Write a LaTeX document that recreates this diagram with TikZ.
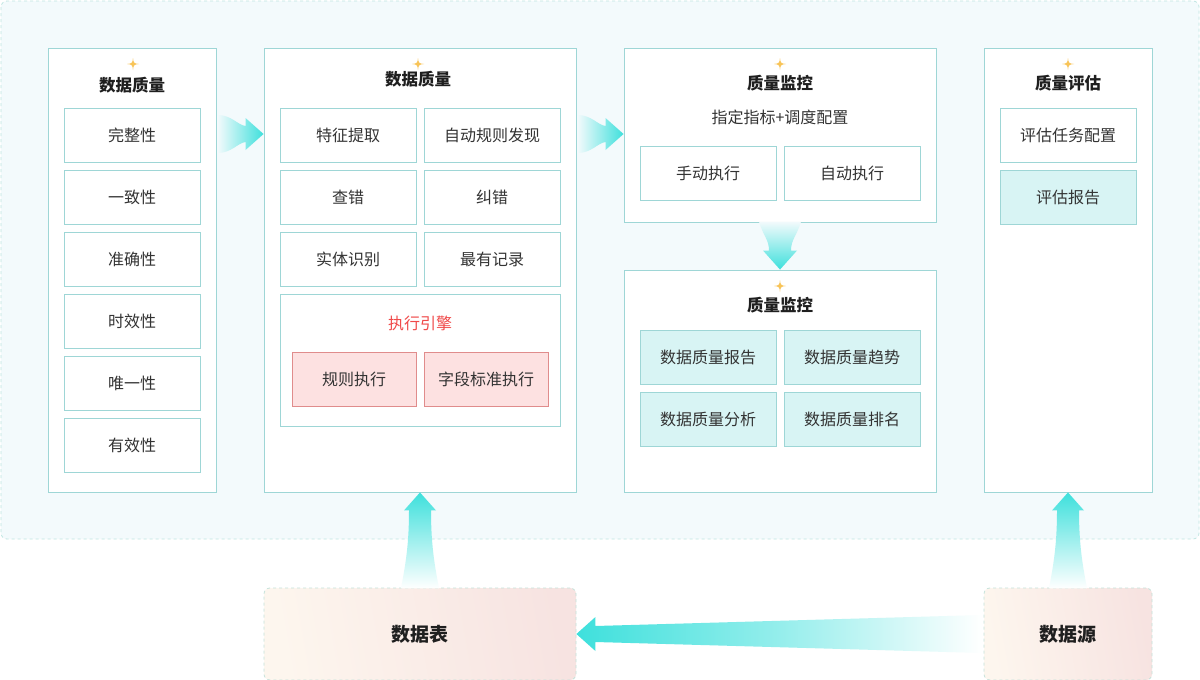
\documentclass[tikz,border=0pt]{standalone}
\usepackage{fontspec}
\setmainfont{Noto Sans CJK SC}
\definecolor{bd}{HTML}{9ED6D6}
\definecolor{bgc}{HTML}{F3FAFC}
\definecolor{bgline}{HTML}{BFE6E2}
\definecolor{cy}{HTML}{3EE0DC}
\definecolor{cyfill}{HTML}{D8F4F4}
\definecolor{txt}{HTML}{333333}
\definecolor{ttl}{HTML}{1F1F1F}
\definecolor{redt}{HTML}{F04A4A}
\definecolor{redf}{HTML}{FDE1E1}
\definecolor{redb}{HTML}{E08C8C}
\definecolor{spk}{HTML}{F8C458}
\definecolor{botA}{HTML}{FDF6EE}
\definecolor{botB}{HTML}{F7E3E1}
\definecolor{botline}{HTML}{C4E2DA}
\tikzset{
  panel/.style={draw=bd, fill=white, line width=0.9pt, inner sep=0pt},
  item/.style={draw=bd, fill=white, line width=0.9pt, inner sep=0pt,
    minimum width=136pt, minimum height=54pt, text=txt, font=\fontsize{16}{19}\selectfont},
  citem/.style={item, fill=cyfill},
  ritem/.style={item, fill=redf, draw=redb, minimum width=124pt},
  ttlnode/.style={text=ttl, font=\fontsize{16.5}{19}\selectfont\bfseries, inner sep=0pt},
  subnode/.style={text=txt, font=\fontsize{16}{19}\selectfont, inner sep=0pt},
  botbox/.style={draw=botline, dashed, line width=0.8pt, rounded corners=6pt,
    left color=botA, right color=botB, shading angle=100, inner sep=0pt,
    text=ttl, font=\fontsize{19}{22}\selectfont\bfseries},
  pics/sparkle/.style={code={
    \fill[spk] (0,-6) .. controls (0.7,-0.7) .. (6,0) .. controls (0.7,0.7) .. (0,6)
      .. controls (-0.7,0.7) .. (-6,0) .. controls (-0.7,-0.7) .. (0,-6) -- cycle;}}
}
\begin{document}
\begin{tikzpicture}[x=1pt,y=-1pt]
\useasboundingbox (0,0) rectangle (1200,680);
\fill[white] (0,0) rectangle (1200,680);
% outer background
\draw[bgline, dashed, fill=bgc, line width=0.8pt, rounded corners=6pt] (1,1) rectangle (1199,539);

% ---- column 1
\node[panel, minimum width=168pt, minimum height=444pt] (p1) at (132,270) {};
\pic at (133,64) {sparkle};
\node[ttlnode] (t1) at (132,85) {数据质量};
\node[item] (a1) at (132,135) {完整性};
\node[item] (a2) at (132,197) {一致性};
\node[item] (a3) at (132,259) {准确性};
\node[item] (a4) at (132,321) {时效性};
\node[item] (a5) at (132,383) {唯一性};
\node[item] (a6) at (132,445) {有效性};

% ---- column 2
\node[panel, minimum width=312pt, minimum height=444pt] (p2) at (420,270) {};
\pic at (418,64) {sparkle};
\node[ttlnode] (t2) at (418,79) {数据质量};
\node[item] (b1) at (348,135) {特征提取};
\node[item] (b2) at (492,135) {自动规则发现};
\node[item] (b3) at (348,197) {查错};
\node[item] (b4) at (492,197) {纠错};
\node[item] (b5) at (348,259) {实体识别};
\node[item] (b6) at (492,259) {最有记录};
\node[panel, minimum width=280pt, minimum height=132pt] (eng) at (420,360) {};
\node[subnode, text=redt] (et) at (420,323) {执行引擎};
\node[ritem] (r1) at (354,379) {规则执行};
\node[ritem] (r2) at (486,379) {字段标准执行};

% ---- column 3 top
\node[panel, minimum width=312pt, minimum height=174pt] (p3) at (780,135) {};
\pic at (780,64) {sparkle};
\node[ttlnode] (t3) at (780,83) {质量监控};
\node[subnode] (s3) at (780,117) {指定指标+调度配置};
\node[item] (c1) at (708,173) {手动执行};
\node[item] (c2) at (852,173) {自动执行};

% ---- column 3 bottom
\node[panel, minimum width=312pt, minimum height=222pt] (p4) at (780,381) {};
\pic at (780,286) {sparkle};
\node[ttlnode] (t4) at (780,305) {质量监控};
\node[citem] (d1) at (708,357) {数据质量报告};
\node[citem] (d2) at (852,357) {数据质量趋势};
\node[citem] (d3) at (708,419) {数据质量分析};
\node[citem] (d4) at (852,419) {数据质量排名};

% ---- column 4
\node[panel, minimum width=168pt, minimum height=444pt] (p5) at (1068,270) {};
\pic at (1068,64) {sparkle};
\node[ttlnode] (t5) at (1068,83) {质量评估};
\node[item] (e1) at (1068,135) {评估任务配置};
\node[citem] (e2) at (1068,197) {评估报告};

% ---- bottom boxes
\node[botbox, minimum width=312pt, minimum height=92pt] (tbl) at (420,634) {数据表};
\node[botbox, minimum width=168pt, minimum height=92pt] (src) at (1068,634) {数据源};

% ---- arrows
% col1 -> col2
\coordinate (T1) at ([yshift=1pt]p2.west|-a1.east);
\shade[left color=bgc, right color=cy]
  ([shift={(-46,-19)}]T1) .. controls ([shift={(-32,-19)}]T1) and ([shift={(-26,-9)}]T1) .. ([shift={(-18,-8)}]T1)
  -- ([shift={(-18,-16)}]T1) -- (T1) -- ([shift={(-18,16)}]T1) -- ([shift={(-18,8)}]T1)
  .. controls ([shift={(-26,9)}]T1) and ([shift={(-32,19)}]T1) .. ([shift={(-46,19)}]T1) -- cycle;
% col2 -> col3
\coordinate (T2) at ([yshift=1pt]p3.west|-b2.east);
\shade[left color=bgc, right color=cy]
  ([shift={(-46,-19)}]T2) .. controls ([shift={(-32,-19)}]T2) and ([shift={(-26,-9)}]T2) .. ([shift={(-18,-8)}]T2)
  -- ([shift={(-18,-16)}]T2) -- (T2) -- ([shift={(-18,16)}]T2) -- ([shift={(-18,8)}]T2)
  .. controls ([shift={(-26,9)}]T2) and ([shift={(-32,19)}]T2) .. ([shift={(-46,19)}]T2) -- cycle;
% col3 top -> col3 bottom
\coordinate (D) at (p4.north);
\shade[top color=bgc, bottom color=cy]
  ([shift={(-21,-48)}]D) .. controls ([shift={(-17,-34)}]D) and ([shift={(-11,-30)}]D) .. ([shift={(-11,-19)}]D)
  -- ([shift={(-17,-19)}]D) -- (D) -- ([shift={(17,-19)}]D) -- ([shift={(11,-19)}]D)
  .. controls ([shift={(11,-30)}]D) and ([shift={(17,-34)}]D) .. ([shift={(21,-48)}]D) -- cycle;
% tbl -> col2
\coordinate (U1) at (p2.south);
\shade[top color=cy, bottom color=white, middle color=cy!50!white]
  ([shift={(-19,96)}]U1) .. controls ([shift={(-14,70)}]U1) and ([shift={(-11,50)}]U1) .. ([shift={(-11,18)}]U1)
  -- ([shift={(-16,18)}]U1) -- (U1) -- ([shift={(16,18)}]U1) -- ([shift={(11,18)}]U1)
  .. controls ([shift={(11,50)}]U1) and ([shift={(14,70)}]U1) .. ([shift={(19,96)}]U1) -- cycle;
% src -> col4
\coordinate (U2) at (p5.south);
\shade[top color=cy, bottom color=white, middle color=cy!50!white]
  ([shift={(-19,96)}]U2) .. controls ([shift={(-14,70)}]U2) and ([shift={(-11,50)}]U2) .. ([shift={(-11,18)}]U2)
  -- ([shift={(-16,18)}]U2) -- (U2) -- ([shift={(16,18)}]U2) -- ([shift={(11,18)}]U2)
  .. controls ([shift={(11,50)}]U2) and ([shift={(14,70)}]U2) .. ([shift={(19,96)}]U2) -- cycle;
% src -> tbl
\coordinate (H) at (tbl.east);
\shade[left color=cy, right color=white, middle color=cy!55!white]
  (H) -- ([shift={(19,-17)}]H) -- ([shift={(19,-8)}]H)
  -- ([shift={(406,-19)}]H) -- ([shift={(406,19)}]H)
  -- ([shift={(19,8)}]H) -- ([shift={(19,17)}]H) -- cycle;
\end{tikzpicture}
\end{document}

Task directions ▸ Up to and including the line with "(1,1) rectangle (1199,539);", copy the data above from its first line. Skip pictures.

Answer to the exercise ▸
Write a LaTeX document that recreates this diagram with TikZ.
\documentclass[tikz,border=0pt]{standalone}
\usepackage{fontspec}
\setmainfont{Noto Sans CJK SC}
\definecolor{bd}{HTML}{9ED6D6}
\definecolor{bgc}{HTML}{F3FAFC}
\definecolor{bgline}{HTML}{BFE6E2}
\definecolor{cy}{HTML}{3EE0DC}
\definecolor{cyfill}{HTML}{D8F4F4}
\definecolor{txt}{HTML}{333333}
\definecolor{ttl}{HTML}{1F1F1F}
\definecolor{redt}{HTML}{F04A4A}
\definecolor{redf}{HTML}{FDE1E1}
\definecolor{redb}{HTML}{E08C8C}
\definecolor{spk}{HTML}{F8C458}
\definecolor{botA}{HTML}{FDF6EE}
\definecolor{botB}{HTML}{F7E3E1}
\definecolor{botline}{HTML}{C4E2DA}
\tikzset{
  panel/.style={draw=bd, fill=white, line width=0.9pt, inner sep=0pt},
  item/.style={draw=bd, fill=white, line width=0.9pt, inner sep=0pt,
    minimum width=136pt, minimum height=54pt, text=txt, font=\fontsize{16}{19}\selectfont},
  citem/.style={item, fill=cyfill},
  ritem/.style={item, fill=redf, draw=redb, minimum width=124pt},
  ttlnode/.style={text=ttl, font=\fontsize{16.5}{19}\selectfont\bfseries, inner sep=0pt},
  subnode/.style={text=txt, font=\fontsize{16}{19}\selectfont, inner sep=0pt},
  botbox/.style={draw=botline, dashed, line width=0.8pt, rounded corners=6pt,
    left color=botA, right color=botB, shading angle=100, inner sep=0pt,
    text=ttl, font=\fontsize{19}{22}\selectfont\bfseries},
  pics/sparkle/.style={code={
    \fill[spk] (0,-6) .. controls (0.7,-0.7) .. (6,0) .. controls (0.7,0.7) .. (0,6)
      .. controls (-0.7,0.7) .. (-6,0) .. controls (-0.7,-0.7) .. (0,-6) -- cycle;}}
}
\begin{document}
\begin{tikzpicture}[x=1pt,y=-1pt]
\useasboundingbox (0,0) rectangle (1200,680);
\fill[white] (0,0) rectangle (1200,680);
% outer background
\draw[bgline, dashed, fill=bgc, line width=0.8pt, rounded corners=6pt] (1,1) rectangle (1199,539);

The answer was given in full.